_Problem requirements_: Print the listing as it stands, omitting all images.

[START Data section]

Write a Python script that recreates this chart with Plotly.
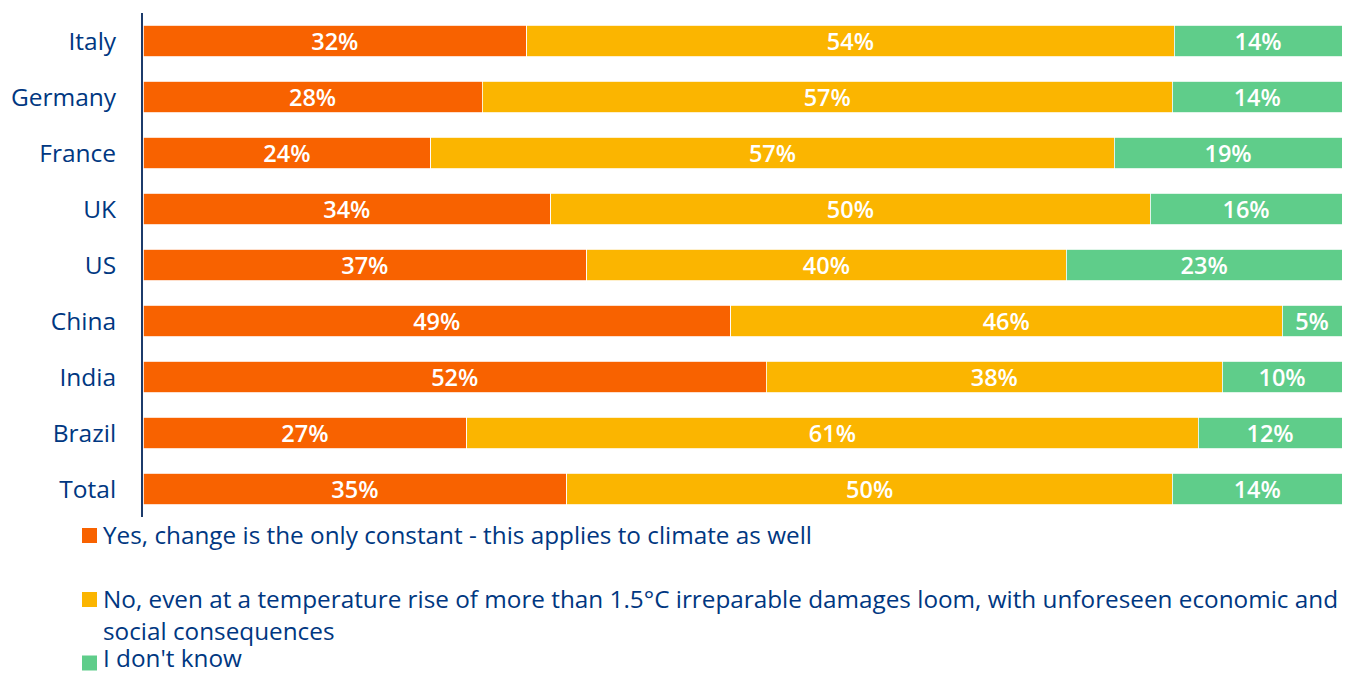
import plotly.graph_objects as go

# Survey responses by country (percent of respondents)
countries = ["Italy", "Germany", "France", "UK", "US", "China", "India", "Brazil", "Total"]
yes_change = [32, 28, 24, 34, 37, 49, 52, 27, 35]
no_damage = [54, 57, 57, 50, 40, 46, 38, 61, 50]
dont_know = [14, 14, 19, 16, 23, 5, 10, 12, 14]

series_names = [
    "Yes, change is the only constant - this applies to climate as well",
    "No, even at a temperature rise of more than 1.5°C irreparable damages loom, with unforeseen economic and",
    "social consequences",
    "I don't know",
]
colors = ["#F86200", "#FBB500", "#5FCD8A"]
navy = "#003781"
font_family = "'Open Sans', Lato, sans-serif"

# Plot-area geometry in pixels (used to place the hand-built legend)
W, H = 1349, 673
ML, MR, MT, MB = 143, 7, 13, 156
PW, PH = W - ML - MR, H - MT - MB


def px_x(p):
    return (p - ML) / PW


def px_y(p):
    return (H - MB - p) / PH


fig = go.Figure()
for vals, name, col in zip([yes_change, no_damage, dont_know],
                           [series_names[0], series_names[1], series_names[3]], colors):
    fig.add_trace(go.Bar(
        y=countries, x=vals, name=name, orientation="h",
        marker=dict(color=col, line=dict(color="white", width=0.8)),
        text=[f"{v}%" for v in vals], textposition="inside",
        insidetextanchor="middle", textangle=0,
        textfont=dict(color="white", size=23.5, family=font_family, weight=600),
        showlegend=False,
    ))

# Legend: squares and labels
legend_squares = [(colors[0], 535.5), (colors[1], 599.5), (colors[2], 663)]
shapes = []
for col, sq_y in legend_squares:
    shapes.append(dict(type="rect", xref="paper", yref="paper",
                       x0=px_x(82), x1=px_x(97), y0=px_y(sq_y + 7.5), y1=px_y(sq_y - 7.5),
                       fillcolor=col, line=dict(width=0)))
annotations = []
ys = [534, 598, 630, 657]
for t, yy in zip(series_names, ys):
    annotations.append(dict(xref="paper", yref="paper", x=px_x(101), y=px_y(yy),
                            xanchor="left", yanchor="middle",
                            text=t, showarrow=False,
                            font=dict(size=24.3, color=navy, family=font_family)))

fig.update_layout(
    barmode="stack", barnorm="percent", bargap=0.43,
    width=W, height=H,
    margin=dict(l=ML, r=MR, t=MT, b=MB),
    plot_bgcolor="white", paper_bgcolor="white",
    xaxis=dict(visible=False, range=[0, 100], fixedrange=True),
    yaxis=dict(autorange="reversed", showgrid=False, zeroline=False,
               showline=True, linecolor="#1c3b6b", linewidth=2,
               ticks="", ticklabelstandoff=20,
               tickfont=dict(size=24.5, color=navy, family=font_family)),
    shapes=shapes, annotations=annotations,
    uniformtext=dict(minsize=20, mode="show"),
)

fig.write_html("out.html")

[END Data section]

_Result for this exercise_:
Write a Python script that recreates this chart with Plotly.
import plotly.graph_objects as go

# Survey responses by country (percent of respondents)
countries = ["Italy", "Germany", "France", "UK", "US", "China", "India", "Brazil", "Total"]
yes_change = [32, 28, 24, 34, 37, 49, 52, 27, 35]
no_damage = [54, 57, 57, 50, 40, 46, 38, 61, 50]
dont_know = [14, 14, 19, 16, 23, 5, 10, 12, 14]

series_names = [
    "Yes, change is the only constant - this applies to climate as well",
    "No, even at a temperature rise of more than 1.5°C irreparable damages loom, with unforeseen economic and",
    "social consequences",
    "I don't know",
]
colors = ["#F86200", "#FBB500", "#5FCD8A"]
navy = "#003781"
font_family = "'Open Sans', Lato, sans-serif"

# Plot-area geometry in pixels (used to place the hand-built legend)
W, H = 1349, 673
ML, MR, MT, MB = 143, 7, 13, 156
PW, PH = W - ML - MR, H - MT - MB


def px_x(p):
    return (p - ML) / PW


def px_y(p):
    return (H - MB - p) / PH


fig = go.Figure()
for vals, name, col in zip([yes_change, no_damage, dont_know],
                           [series_names[0], series_names[1], series_names[3]], colors):
    fig.add_trace(go.Bar(
        y=countries, x=vals, name=name, orientation="h",
        marker=dict(color=col, line=dict(color="white", width=0.8)),
        text=[f"{v}%" for v in vals], textposition="inside",
        insidetextanchor="middle", textangle=0,
        textfont=dict(color="white", size=23.5, family=font_family, weight=600),
        showlegend=False,
    ))

# Legend: squares and labels
legend_squares = [(colors[0], 535.5), (colors[1], 599.5), (colors[2], 663)]
shapes = []
for col, sq_y in legend_squares:
    shapes.append(dict(type="rect", xref="paper", yref="paper",
                       x0=px_x(82), x1=px_x(97), y0=px_y(sq_y + 7.5), y1=px_y(sq_y - 7.5),
                       fillcolor=col, line=dict(width=0)))
annotations = []
ys = [534, 598, 630, 657]
for t, yy in zip(series_names, ys):
    annotations.append(dict(xref="paper", yref="paper", x=px_x(101), y=px_y(yy),
                            xanchor="left", yanchor="middle",
                            text=t, showarrow=False,
                            font=dict(size=24.3, color=navy, family=font_family)))

fig.update_layout(
    barmode="stack", barnorm="percent", bargap=0.43,
    width=W, height=H,
    margin=dict(l=ML, r=MR, t=MT, b=MB),
    plot_bgcolor="white", paper_bgcolor="white",
    xaxis=dict(visible=False, range=[0, 100], fixedrange=True),
    yaxis=dict(autorange="reversed", showgrid=False, zeroline=False,
               showline=True, linecolor="#1c3b6b", linewidth=2,
               ticks="", ticklabelstandoff=20,
               tickfont=dict(size=24.5, color=navy, family=font_family)),
    shapes=shapes, annotations=annotations,
    uniformtext=dict(minsize=20, mode="show"),
)

fig.write_html("out.html")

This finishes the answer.